Bailey emphasises a cautious approach to rate cuts, highlighting uncertainty and inflation concerns affecting decisions

    by VT Markets
    /
    Aug 7, 2025

    The Bank of England’s governor, Andrew Bailey, emphasised the need for a gradual approach to altering monetary policy. The future easing of monetary restraint will depend on inflation trends, as recent price rises could accelerate inflation. The direction of interest rates is downward, but the neutral rate remains uncertain. Bailey has not changed his stance on the overall direction of the rate path, though the timeline is uncertain.

    The BOE did not explicitly discuss recession risks, and their activity outlook is mostly unchanged since May. Bailey plans to detail his views in an upcoming Treasury Select Committee briefing. Food prices are expected to rise further, according to Lombardelli.

    Bank Rate Vote

    The recent bank rate vote required two rounds due to differing opinions on the extent of rate cuts. Five members favoured a cut, while four opposed, including Lombardelli unexpectedly. This suggests the BOE might pause rate cuts in September, with November decisions depending on upcoming UK data.

    Based on these comments from the Bank of England, we should expect a pause in rate cuts at the September meeting. The market had been getting ahead of itself, but the cautious tone and the close 5-4 vote for the last cut signal a reluctance to move too quickly. This means the path for interest rates will be shallower than many had anticipated.
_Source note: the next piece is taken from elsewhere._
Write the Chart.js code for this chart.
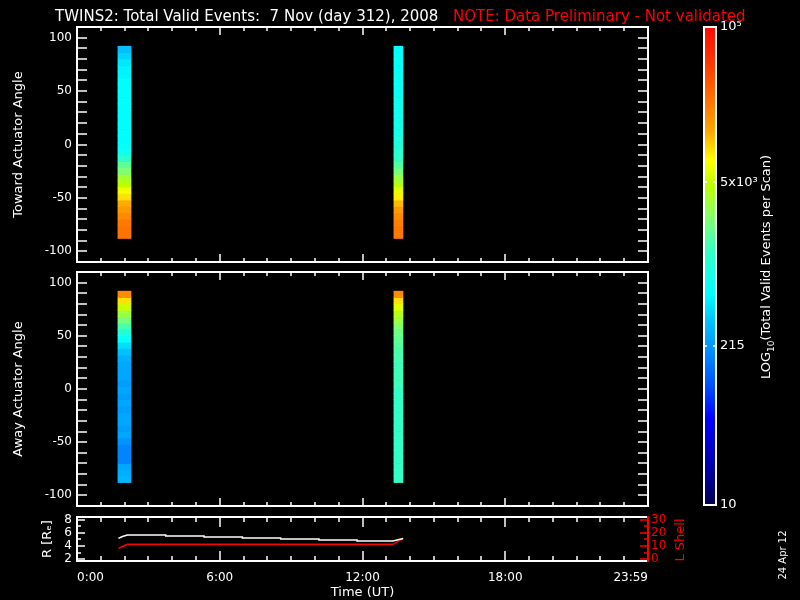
<!DOCTYPE html>
<html lang="en">
<head>
<meta charset="UTF-8">
<title>TWINS2 Total Valid Events</title>
<script src="https://cdn.jsdelivr.net/npm/chart.js"></script>
<style>
    body { margin: 0; background: #000; font-family: "DejaVu Sans", sans-serif; }
    #wrap { position: relative; width: 800px; height: 600px; background: #000; overflow: hidden; }
    #wrap canvas { position: absolute; left: 0; top: 0; }
    .txt { position: absolute; white-space: pre; color: #fff; font-size: 15px; line-height: 18px; }
    .rot { position: absolute; width: 300px; height: 20px; line-height: 20px; text-align: center; white-space: nowrap;
           color: #fff; transform: rotate(-90deg); }
    .rot sub { font-size: 9px; line-height: 0; }
</style>
</head>
<body>
<div id="wrap">
    <canvas id="towardChart" width="800" height="600"></canvas>
    <canvas id="awayChart" width="800" height="600"></canvas>
    <canvas id="orbitChart" width="800" height="600"></canvas>
    <canvas id="scaleChart" width="800" height="600"></canvas>
    <div class="txt" style="left:55px; top:7px;">TWINS2: Total Valid Events:  7 Nov (day 312), 2008</div>
    <div class="txt" style="left:453px; top:7px; color:#ff0000;">NOTE: Data Preliminary - Not validated</div>
    <!-- rotated labels: left = cx - 150, top = cy - 10 -->
    <div class="rot" style="left:616px; top:257px; font-size:13px;">LOG<sub>10</sub>(Total Valid Events per Scan)</div>
    <div class="rot" style="left:530px; top:530px; font-size:13px; color:#ff0000;">L Shell</div>
    <div class="rot" style="left:633px; top:545px; font-size:10px;">24 Apr 12</div>
</div>

<script>
    // actuator angle bins (bin centres, 6 deg wide)
    const angleBins = [-85, -79, -73, -67, -61, -55, -49, -43, -37, -31, -25, -19, -13, -7, -1,
                       5, 11, 17, 23, 29, 35, 41, 47, 53, 59, 65, 71, 77, 83, 89];
    const angleTicks = [-100, -50, 0, 50, 100];
    const angleMinor = [-100, -90, -80, -70, -60, -50, -40, -30, -20, -10, 0, 10, 20, 30, 40, 50, 60, 70, 80, 90, 100];

    // time axis (hours UT)
    const hourTicks = [0, 6, 12, 18, 24];
    const hourLabels = ["0:00", "6:00", "12:00", "18:00", "23:59"];
    const hourMinor = [0, 1, 2, 3, 4, 5, 6, 7, 8, 9, 10, 11, 12, 13, 14, 15, 16, 17, 18, 19, 20, 21, 22, 23, 24];

    // the two scans (start, end hour)
    const scan1 = [1.72, 2.27];
    const scan2 = [13.32, 13.70];

    // log10(total valid events per scan), one value per angle bin
    const toward1 = [4.38, 4.38, 4.36, 4.28, 4.20, 4.12, 3.96, 3.84, 3.68, 3.56, 3.40, 3.28, 3.08, 2.88, 2.80,
                     2.76, 2.76, 2.76, 2.76, 2.76, 2.76, 2.76, 2.76, 2.76, 2.76, 2.72, 2.72, 2.68, 2.60, 2.52];
    const toward2 = [4.36, 4.36, 4.32, 4.28, 4.20, 4.08, 3.92, 3.80, 3.64, 3.52, 3.36, 3.24, 3.12, 3.04, 3.00,
                     2.96, 2.92, 2.92, 2.88, 2.88, 2.88, 2.88, 2.84, 2.84, 2.84, 2.84, 2.80, 2.80, 2.80, 2.76];
    const away1 = [2.48, 2.44, 2.40, 2.24, 2.24, 2.24, 2.32, 2.40, 2.36, 2.40, 2.40, 2.36, 2.40, 2.36, 2.40,
                   2.36, 2.40, 2.40, 2.40, 2.44, 2.52, 2.64, 2.80, 3.00, 3.20, 3.36, 3.52, 3.72, 3.96, 4.28];
    const away2 = [3.12, 3.12, 3.12, 3.12, 3.12, 3.12, 3.12, 3.12, 3.12, 3.12, 3.12, 3.12, 3.12, 3.12, 3.12,
                   3.16, 3.16, 3.16, 3.16, 3.20, 3.20, 3.24, 3.28, 3.32, 3.40, 3.52, 3.64, 3.80, 3.96, 4.28];

    // spacecraft position
    const orbitTimes = [1.74, 1.91, 2.12, 3.73, 3.73, 5.34, 5.34, 6.95, 6.95, 8.56, 8.56, 10.17, 10.17, 11.77, 11.77, 13.28, 13.71];
    const radius     = [5.18, 5.45, 5.69, 5.69, 5.54, 5.54, 5.38, 5.38, 5.23, 5.23, 5.08, 5.08, 4.92, 4.92, 4.77, 4.77, 5.15];
    const lshellTimes = [1.74, 1.91, 2.12, 13.28, 13.71];
    const lshell      = [8.2, 9.6, 11.3, 11.3, 15.9];
    const rTicks = [2, 4, 6, 8];
    const rMinor = [2, 3, 4, 5, 6, 7, 8];
    const lTicks = [0, 10, 20, 30];
    const lMinor = [0, 5, 10, 15, 20, 25, 30];

    // colour bar (log10 scale)
    const cbTicks = [1, 2.332, 3.699, 5];
    const cbLabels = ["10", "215", "5x10³", "10⁵"];

    // rainbow colour table: [fraction, r, g, b]
    const cmapStops = [
        [0.00, 0, 0, 80], [0.07, 0, 0, 160], [0.18, 0, 0, 255], [0.25, 0, 80, 255],
        [0.33, 0, 150, 255], [0.39, 0, 200, 255], [0.44, 0, 255, 255], [0.53, 50, 255, 200],
        [0.60, 130, 255, 110], [0.67, 190, 255, 0], [0.72, 255, 255, 0], [0.78, 255, 170, 0],
        [0.84, 255, 120, 0], [0.92, 255, 60, 0], [1.00, 255, 10, 0]
    ];

    function cmap(logv) {
        let t = Math.min(1, Math.max(0, (logv - 1) / 4));
        for (let i = 1; i < cmapStops.length; i++) {
            const [t0, r0, g0, b0] = cmapStops[i - 1];
            const [t1, r1, g1, b1] = cmapStops[i];
            if (t <= t1) {
                const f = (t - t0) / (t1 - t0);
                return `rgb(${Math.round(r0 + f * (r1 - r0))},${Math.round(g0 + f * (g1 - g0))},${Math.round(b0 + f * (b1 - b0))})`;
            }
        }
        return "rgb(255,10,0)";
    }

    // IDL style box with inward tick marks
    const idlFrame = {
        id: "idlFrame",
        afterDraw(chart, args, opts) {
            const { ctx, chartArea: a } = chart;
            const edge = Object.assign({ left: "#fff", right: "#fff", top: "#fff", bottom: "#fff" }, opts.edges || {});
            const seg = (x1, y1, x2, y2, c, w) => {
                ctx.strokeStyle = c;
                ctx.lineWidth = w;
                ctx.beginPath();
                ctx.moveTo(x1, y1);
                ctx.lineTo(x2, y2);
                ctx.stroke();
            };
            ctx.save();
            (opts.marks || []).forEach(m => {
                const s = chart.scales[m.scale];
                m.values.forEach(v => {
                    const len = m.major && m.major.includes(v) ? m.long : m.short;
                    const p = Math.round(s.getPixelForValue(v));
                    const c = m.color || "#fff";
                    m.sides.forEach(side => {
                        if (side === "left") seg(a.left, p, a.left + len, p, c, 1.5);
                        if (side === "right") seg(a.right, p, a.right - len, p, c, 1.5);
                        if (side === "top") seg(p, a.top, p, a.top + len, c, 1.5);
                        if (side === "bottom") seg(p, a.bottom, p, a.bottom - len, c, 1.5);
                    });
                });
            });
            seg(a.left, a.top - 1, a.left, a.bottom + 1, edge.left, 2);
            seg(a.left, a.top, a.right, a.top, edge.top, 2);
            seg(a.left, a.bottom, a.right, a.bottom, edge.bottom, 2);
            seg(a.right, a.top - 1, a.right, a.bottom + 1, edge.right, 2);
            ctx.restore();
        }
    };
    Chart.register(idlFrame);
    Chart.defaults.font.family = '"DejaVu Sans", sans-serif';
    Chart.defaults.color = "#fff";
    Chart.defaults.plugins.legend.display = false;
    Chart.defaults.plugins.tooltip.enabled = false;

    const noGrid = { display: false, drawTicks: false };

    function scanSet(times, logs) {
        return {
            data: angleBins.map(a => ({ y: a, x: times })),
            backgroundColor: logs.map(cmap),
            borderWidth: 0,
            grouped: false,
            categoryPercentage: 1,
            barPercentage: 1
        };
    }

    function spectrogram(id, title, top, bottom, col1, col2) {
        return new Chart(document.getElementById(id), {
            type: "bar",
            data: { datasets: [scanSet(scan1, col1), scanSet(scan2, col2)] },
            options: {
                indexAxis: "y",
                responsive: false,
                animation: false,
                devicePixelRatio: 1,
                layout: { padding: { left: 0, right: 152, top: top, bottom: 600 - bottom } },
                plugins: {
                    idlFrame: {
                        marks: [
                            { scale: "y", values: angleMinor, short: 10, sides: ["left", "right"] },
                            { scale: "x", values: hourMinor, major: hourTicks, short: 4, long: 8, sides: ["top", "bottom"] }
                        ]
                    }
                },
                scales: {
                    x: { type: "linear", min: 0, max: 24, display: false },
                    y: {
                        type: "linear", position: "left", min: -110, max: 110, offset: false,
                        afterBuildTicks: s => { s.ticks = angleTicks.map(v => ({ value: v })); },
                        afterFit: s => { s.width = 77; s.paddingTop = 0; s.paddingBottom = 0; },
                        grid: noGrid,
                        border: { display: false },
                        ticks: { color: "#fff", font: { size: 12 }, padding: 5, autoSkip: false },
                        title: { display: true, text: title, color: "#fff", font: { size: 13 }, padding: { top: 11, bottom: 0 } }
                    }
                }
            }
        });
    }

    spectrogram("towardChart", "Toward Actuator Angle", 27, 262, toward1, toward2);
    spectrogram("awayChart", "Away Actuator Angle", 272, 506, away1, away2);

    new Chart(document.getElementById("orbitChart"), {
        type: "line",
        data: {
            datasets: [
                { data: orbitTimes.map((t, i) => ({ x: t, y: radius[i] })), borderColor: "#fff", borderWidth: 1.5, pointRadius: 0, yAxisID: "yR" },
                { data: lshellTimes.map((t, i) => ({ x: t, y: lshell[i] })), borderColor: "#ff0000", borderWidth: 1.5, pointRadius: 0, yAxisID: "yL" }
            ]
        },
        options: {
            responsive: false,
            animation: false,
            devicePixelRatio: 1,
            layout: { padding: { left: 0, right: 0, top: 517, bottom: 0 } },
            plugins: {
                idlFrame: {
                    edges: { right: "#ff0000" },
                    marks: [
                        { scale: "x", values: hourMinor, major: hourTicks, short: 5, long: 10, sides: ["top", "bottom"] },
                        { scale: "yR", values: rMinor, major: rTicks, short: 4, long: 8, sides: ["left"] },
                        { scale: "yL", values: lMinor, major: lTicks, short: 4, long: 8, sides: ["right"], color: "#ff0000" }
                    ]
                }
            },
            scales: {
                x: {
                    type: "linear", min: 0, max: 24, position: "bottom",
                    afterBuildTicks: s => { s.ticks = hourTicks.map(v => ({ value: v })); },
                    afterFit: s => { s.height = 39; s.paddingLeft = 0; s.paddingRight = 0; },
                    grid: noGrid,
                    border: { display: false },
                    ticks: { color: "#fff", font: { size: 12 }, padding: 10, align: "inner", maxRotation: 0, autoSkip: false,
                             callback: (v, i) => hourLabels[i] },
                    title: { display: true, text: "Time (UT)", color: "#fff", font: { size: 13 }, padding: { top: 0, bottom: 0 } }
                },
                yR: {
                    type: "linear", position: "left", min: 1.7, max: 8.45,
                    afterBuildTicks: s => { s.ticks = rTicks.map(v => ({ value: v })); },
                    afterFit: s => { s.width = 77; s.paddingTop = 0; s.paddingBottom = 0; },
                    grid: noGrid,
                    border: { display: false },
                    ticks: { color: "#fff", font: { size: 12 }, padding: 5, autoSkip: false },
                    title: { display: true, text: "R [Rₑ]", color: "#fff", font: { size: 13 }, padding: { top: 40, bottom: 0 } }
                },
                yL: {
                    type: "linear", position: "right", min: -1.5, max: 32.25,
                    afterBuildTicks: s => { s.ticks = lTicks.map(v => ({ value: v })); },
                    afterFit: s => { s.width = 152; s.paddingTop = 0; s.paddingBottom = 0; },
                    grid: noGrid,
                    border: { display: false },
                    ticks: { color: "#ff0000", font: { size: 12 }, padding: 3, autoSkip: false }
                }
            }
        }
    });

    function barGradient(chart) {
        const y = chart.scales.y;
        if (!chart.chartArea || !y) return null;
        const g = chart.ctx.createLinearGradient(0, y.getPixelForValue(1), 0, y.getPixelForValue(5));
        cmapStops.forEach(s => g.addColorStop(s[0], `rgb(${s[1]},${s[2]},${s[3]})`));
        return g;
    }

    new Chart(document.getElementById("scaleChart"), {
        type: "bar",
        data: {
            labels: ["scale"],
            datasets: [{ data: [[1, 5]], backgroundColor: c => barGradient(c.chart), borderWidth: 0, categoryPercentage: 1, barPercentage: 1 }]
        },
        options: {
            responsive: false,
            animation: false,
            devicePixelRatio: 1,
            layout: { padding: { left: 704, right: 24, top: 27, bottom: 95 } },
            plugins: {
                idlFrame: { marks: [{ scale: "y", values: [2.332, 3.699], short: 3, sides: ["left", "right"] }] }
            },
            scales: {
                x: { display: false },
                y: {
                    type: "linear", position: "right", min: 1, max: 5,
                    afterBuildTicks: s => { s.ticks = cbTicks.map(v => ({ value: v })); },
                    afterFit: s => { s.width = 60; s.paddingTop = 0; s.paddingBottom = 0; },
                    grid: noGrid,
                    border: { display: false },
                    ticks: { color: "#fff", font: { size: 13 }, padding: 4, autoSkip: false, callback: (v, i) => cbLabels[i] }
                }
            }
        }
    });
</script>
</body>
</html>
    The latest data from the ONS supports this cautious stance. While headline CPI for July 2025 fell to 2.3%, core inflation, which excludes volatile items, remained stuck at 3.5%, and services inflation actually ticked up. Furthermore, average weekly earnings data released last week for the quarter ending in June showed wage growth at a surprisingly strong 4.8%, fueling fears of persistent domestic price pressures.

    For traders, this suggests that derivatives pricing in aggressive cuts for the autumn are misaligned. Selling short-sterling or SONIA futures contracts for the September and November expiries looks like a sensible position. We are essentially betting that the Bank of England will hold rates steady for longer than the market currently expects.

    Market Implications and Trading Strategies

    This hawkish surprise should also be supportive for the pound. With the Federal Reserve having already delivered more cuts this year, the interest rate difference is moving in favour of sterling. We see an opportunity in going long on GBP/USD, as a pause from the BOE contrasts with a more dovish stance elsewhere.

    The explicit mention of “genuine uncertainty” also points towards higher volatility around key UK data releases and BOE meetings. Buying options, such as straddles on SONIA futures, could be an effective way to trade this uncertainty without picking a specific direction. This strategy profits if rates move significantly either up or down as the market digests new information over the coming months.

    Looking back, this period feels very different from the aggressive hiking cycle of 2023 and the initial, more confident rate cuts earlier this year. The split vote, with a key policymaker like Lombardelli surprisingly voting against a larger cut, shows a deep division within the committee. This internal disagreement is the primary source of the market’s uncertainty and will make upcoming inflation and jobs reports extremely important.